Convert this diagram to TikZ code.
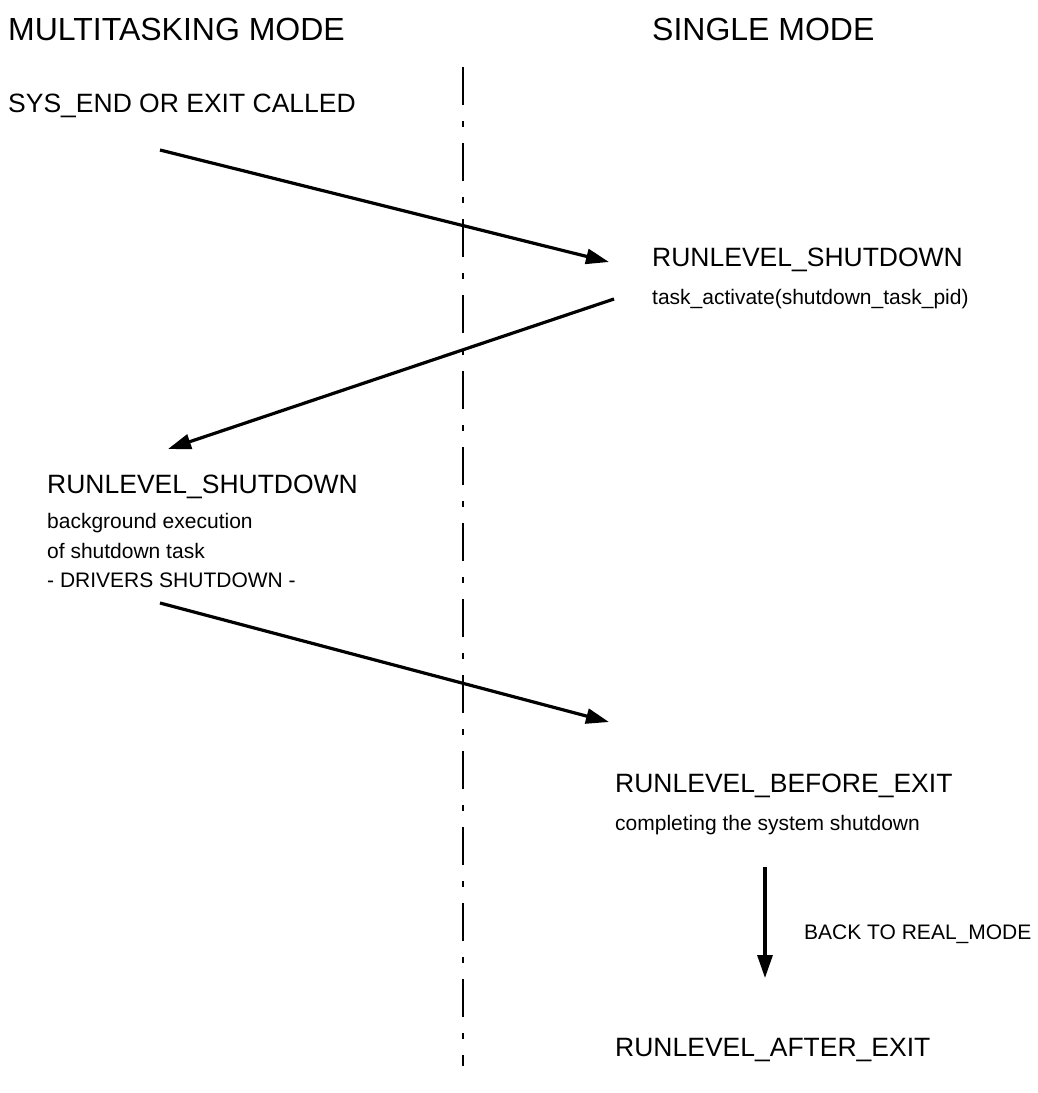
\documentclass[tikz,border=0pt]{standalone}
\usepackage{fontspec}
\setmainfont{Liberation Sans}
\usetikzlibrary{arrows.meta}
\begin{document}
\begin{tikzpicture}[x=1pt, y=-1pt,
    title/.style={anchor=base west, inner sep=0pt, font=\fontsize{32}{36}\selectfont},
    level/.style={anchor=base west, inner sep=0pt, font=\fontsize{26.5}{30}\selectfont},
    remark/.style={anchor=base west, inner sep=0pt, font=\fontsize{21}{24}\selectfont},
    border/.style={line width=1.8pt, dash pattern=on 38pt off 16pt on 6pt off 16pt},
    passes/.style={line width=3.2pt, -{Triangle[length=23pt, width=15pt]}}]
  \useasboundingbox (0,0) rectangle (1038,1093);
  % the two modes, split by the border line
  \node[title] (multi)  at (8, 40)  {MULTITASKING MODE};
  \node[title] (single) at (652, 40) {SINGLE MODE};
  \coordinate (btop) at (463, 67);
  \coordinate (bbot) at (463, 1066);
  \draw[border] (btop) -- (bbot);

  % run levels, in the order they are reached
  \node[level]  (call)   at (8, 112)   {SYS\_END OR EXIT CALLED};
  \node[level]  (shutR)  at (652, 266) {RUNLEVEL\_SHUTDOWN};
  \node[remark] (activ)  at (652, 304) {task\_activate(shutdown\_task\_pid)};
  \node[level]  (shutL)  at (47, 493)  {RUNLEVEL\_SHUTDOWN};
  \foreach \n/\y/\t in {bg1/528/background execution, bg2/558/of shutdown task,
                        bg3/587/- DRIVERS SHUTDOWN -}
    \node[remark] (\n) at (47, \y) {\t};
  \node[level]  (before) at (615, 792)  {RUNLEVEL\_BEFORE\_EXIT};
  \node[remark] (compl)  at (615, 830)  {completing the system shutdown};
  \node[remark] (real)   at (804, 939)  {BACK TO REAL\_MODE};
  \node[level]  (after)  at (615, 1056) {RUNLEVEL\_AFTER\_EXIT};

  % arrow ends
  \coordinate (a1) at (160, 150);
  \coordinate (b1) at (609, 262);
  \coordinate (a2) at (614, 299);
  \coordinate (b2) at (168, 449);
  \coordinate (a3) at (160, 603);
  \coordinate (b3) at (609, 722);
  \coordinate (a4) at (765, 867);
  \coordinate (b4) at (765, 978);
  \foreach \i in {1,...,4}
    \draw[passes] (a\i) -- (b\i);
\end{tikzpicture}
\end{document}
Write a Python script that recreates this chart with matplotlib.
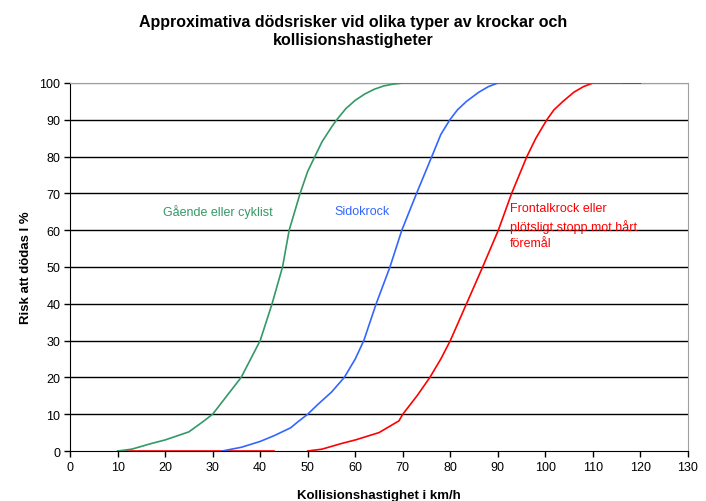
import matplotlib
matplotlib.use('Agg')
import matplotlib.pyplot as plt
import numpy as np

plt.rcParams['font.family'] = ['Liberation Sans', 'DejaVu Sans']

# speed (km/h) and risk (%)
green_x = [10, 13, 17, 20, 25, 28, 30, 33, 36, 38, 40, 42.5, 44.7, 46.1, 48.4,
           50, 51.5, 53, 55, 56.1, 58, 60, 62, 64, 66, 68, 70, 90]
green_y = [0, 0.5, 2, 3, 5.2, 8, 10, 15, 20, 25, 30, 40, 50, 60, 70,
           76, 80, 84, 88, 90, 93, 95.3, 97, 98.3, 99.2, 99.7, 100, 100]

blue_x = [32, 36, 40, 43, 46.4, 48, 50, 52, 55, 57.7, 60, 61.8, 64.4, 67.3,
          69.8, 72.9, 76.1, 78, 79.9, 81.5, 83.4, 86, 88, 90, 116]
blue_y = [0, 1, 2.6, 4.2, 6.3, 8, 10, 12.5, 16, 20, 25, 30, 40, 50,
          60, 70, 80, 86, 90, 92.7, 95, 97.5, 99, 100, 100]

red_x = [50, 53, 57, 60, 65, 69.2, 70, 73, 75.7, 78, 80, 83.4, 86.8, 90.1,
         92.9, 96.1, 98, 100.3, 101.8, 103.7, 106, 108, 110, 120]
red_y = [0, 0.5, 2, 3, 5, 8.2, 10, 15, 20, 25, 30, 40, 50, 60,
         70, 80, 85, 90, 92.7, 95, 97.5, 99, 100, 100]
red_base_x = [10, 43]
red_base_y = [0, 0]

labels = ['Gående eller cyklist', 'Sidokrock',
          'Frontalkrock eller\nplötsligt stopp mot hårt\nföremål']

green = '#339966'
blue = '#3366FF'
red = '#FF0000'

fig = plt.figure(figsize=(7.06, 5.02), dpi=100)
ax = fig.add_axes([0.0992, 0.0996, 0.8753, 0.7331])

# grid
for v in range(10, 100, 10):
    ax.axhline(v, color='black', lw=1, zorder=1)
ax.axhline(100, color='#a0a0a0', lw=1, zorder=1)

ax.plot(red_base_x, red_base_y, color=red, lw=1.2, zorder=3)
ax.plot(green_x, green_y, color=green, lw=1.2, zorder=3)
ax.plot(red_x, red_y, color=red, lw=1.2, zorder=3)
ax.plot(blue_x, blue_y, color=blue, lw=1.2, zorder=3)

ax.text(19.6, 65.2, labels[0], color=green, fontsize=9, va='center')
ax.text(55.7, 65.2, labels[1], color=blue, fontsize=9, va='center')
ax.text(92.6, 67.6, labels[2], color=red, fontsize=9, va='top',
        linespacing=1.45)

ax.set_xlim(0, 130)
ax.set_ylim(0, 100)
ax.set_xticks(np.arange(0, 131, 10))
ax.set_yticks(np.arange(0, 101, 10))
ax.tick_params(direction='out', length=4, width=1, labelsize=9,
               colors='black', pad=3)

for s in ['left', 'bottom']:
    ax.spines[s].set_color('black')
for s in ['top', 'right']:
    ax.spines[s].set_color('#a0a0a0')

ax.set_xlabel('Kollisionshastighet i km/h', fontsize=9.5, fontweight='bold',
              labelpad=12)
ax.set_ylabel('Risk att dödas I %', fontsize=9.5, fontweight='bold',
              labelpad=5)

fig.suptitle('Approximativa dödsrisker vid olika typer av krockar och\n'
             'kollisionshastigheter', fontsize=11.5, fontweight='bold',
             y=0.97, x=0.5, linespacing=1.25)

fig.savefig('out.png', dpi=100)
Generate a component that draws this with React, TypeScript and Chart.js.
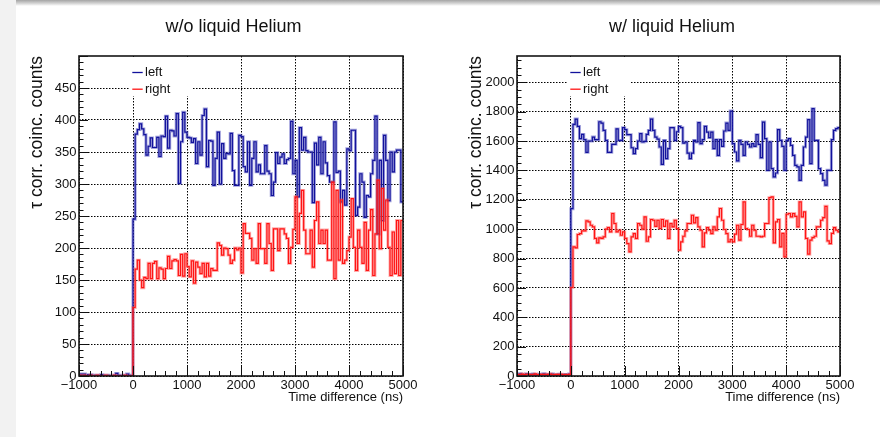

· · · · · · ·

* What you should do: Skip the pictures, then retype every line above exactly.

* Response below:
Convert this diagram to TikZ code.
\documentclass[tikz,border=0pt]{standalone}
\usepackage{fontspec}
\setmainfont{Liberation Sans}
\usetikzlibrary{arrows.meta}
\begin{document}
\begin{tikzpicture}[x=1pt, y=-1pt,
    title/.style={anchor=base west, inner sep=0pt, font=\fontsize{32}{36}\selectfont},
    level/.style={anchor=base west, inner sep=0pt, font=\fontsize{26.5}{30}\selectfont},
    remark/.style={anchor=base west, inner sep=0pt, font=\fontsize{21}{24}\selectfont},
    border/.style={line width=1.8pt, dash pattern=on 38pt off 16pt on 6pt off 16pt},
    passes/.style={line width=3.2pt, -{Triangle[length=23pt, width=15pt]}}]
  \useasboundingbox (0,0) rectangle (1038,1093);
  % the two modes, split by the border line
  \node[title] (multi)  at (8, 40)  {MULTITASKING MODE};
  \node[title] (single) at (652, 40) {SINGLE MODE};
  \coordinate (btop) at (463, 67);
  \coordinate (bbot) at (463, 1066);
  \draw[border] (btop) -- (bbot);

  % run levels, in the order they are reached
  \node[level]  (call)   at (8, 112)   {SYS\_END OR EXIT CALLED};
  \node[level]  (shutR)  at (652, 266) {RUNLEVEL\_SHUTDOWN};
  \node[remark] (activ)  at (652, 304) {task\_activate(shutdown\_task\_pid)};
  \node[level]  (shutL)  at (47, 493)  {RUNLEVEL\_SHUTDOWN};
  \foreach \n/\y/\t in {bg1/528/background execution, bg2/558/of shutdown task,
                        bg3/587/- DRIVERS SHUTDOWN -}
    \node[remark] (\n) at (47, \y) {\t};
  \node[level]  (before) at (615, 792)  {RUNLEVEL\_BEFORE\_EXIT};
  \node[remark] (compl)  at (615, 830)  {completing the system shutdown};
  \node[remark] (real)   at (804, 939)  {BACK TO REAL\_MODE};
  \node[level]  (after)  at (615, 1056) {RUNLEVEL\_AFTER\_EXIT};

  % arrow ends
  \coordinate (a1) at (160, 150);
  \coordinate (b1) at (609, 262);
  \coordinate (a2) at (614, 299);
  \coordinate (b2) at (168, 449);
  \coordinate (a3) at (160, 603);
  \coordinate (b3) at (609, 722);
  \coordinate (a4) at (765, 867);
  \coordinate (b4) at (765, 978);
  \foreach \i in {1,...,4}
    \draw[passes] (a\i) -- (b\i);
\end{tikzpicture}
\end{document}
Write a Python script that recreates this chart with matplotlib.
import matplotlib
matplotlib.use('Agg')
import matplotlib.pyplot as plt
import numpy as np

plt.rcParams['font.family'] = ['Liberation Sans', 'DejaVu Sans']

# speed (km/h) and risk (%)
green_x = [10, 13, 17, 20, 25, 28, 30, 33, 36, 38, 40, 42.5, 44.7, 46.1, 48.4,
           50, 51.5, 53, 55, 56.1, 58, 60, 62, 64, 66, 68, 70, 90]
green_y = [0, 0.5, 2, 3, 5.2, 8, 10, 15, 20, 25, 30, 40, 50, 60, 70,
           76, 80, 84, 88, 90, 93, 95.3, 97, 98.3, 99.2, 99.7, 100, 100]

blue_x = [32, 36, 40, 43, 46.4, 48, 50, 52, 55, 57.7, 60, 61.8, 64.4, 67.3,
          69.8, 72.9, 76.1, 78, 79.9, 81.5, 83.4, 86, 88, 90, 116]
blue_y = [0, 1, 2.6, 4.2, 6.3, 8, 10, 12.5, 16, 20, 25, 30, 40, 50,
          60, 70, 80, 86, 90, 92.7, 95, 97.5, 99, 100, 100]

red_x = [50, 53, 57, 60, 65, 69.2, 70, 73, 75.7, 78, 80, 83.4, 86.8, 90.1,
         92.9, 96.1, 98, 100.3, 101.8, 103.7, 106, 108, 110, 120]
red_y = [0, 0.5, 2, 3, 5, 8.2, 10, 15, 20, 25, 30, 40, 50, 60,
         70, 80, 85, 90, 92.7, 95, 97.5, 99, 100, 100]
red_base_x = [10, 43]
red_base_y = [0, 0]

labels = ['Gående eller cyklist', 'Sidokrock',
          'Frontalkrock eller\nplötsligt stopp mot hårt\nföremål']

green = '#339966'
blue = '#3366FF'
red = '#FF0000'

fig = plt.figure(figsize=(7.06, 5.02), dpi=100)
ax = fig.add_axes([0.0992, 0.0996, 0.8753, 0.7331])

# grid
for v in range(10, 100, 10):
    ax.axhline(v, color='black', lw=1, zorder=1)
ax.axhline(100, color='#a0a0a0', lw=1, zorder=1)

ax.plot(red_base_x, red_base_y, color=red, lw=1.2, zorder=3)
ax.plot(green_x, green_y, color=green, lw=1.2, zorder=3)
ax.plot(red_x, red_y, color=red, lw=1.2, zorder=3)
ax.plot(blue_x, blue_y, color=blue, lw=1.2, zorder=3)

ax.text(19.6, 65.2, labels[0], color=green, fontsize=9, va='center')
ax.text(55.7, 65.2, labels[1], color=blue, fontsize=9, va='center')
ax.text(92.6, 67.6, labels[2], color=red, fontsize=9, va='top',
        linespacing=1.45)

ax.set_xlim(0, 130)
ax.set_ylim(0, 100)
ax.set_xticks(np.arange(0, 131, 10))
ax.set_yticks(np.arange(0, 101, 10))
ax.tick_params(direction='out', length=4, width=1, labelsize=9,
               colors='black', pad=3)

for s in ['left', 'bottom']:
    ax.spines[s].set_color('black')
for s in ['top', 'right']:
    ax.spines[s].set_color('#a0a0a0')

ax.set_xlabel('Kollisionshastighet i km/h', fontsize=9.5, fontweight='bold',
              labelpad=12)
ax.set_ylabel('Risk att dödas I %', fontsize=9.5, fontweight='bold',
              labelpad=5)

fig.suptitle('Approximativa dödsrisker vid olika typer av krockar och\n'
             'kollisionshastigheter', fontsize=11.5, fontweight='bold',
             y=0.97, x=0.5, linespacing=1.25)

fig.savefig('out.png', dpi=100)
Generate a component that draws this with React, TypeScript and Chart.js.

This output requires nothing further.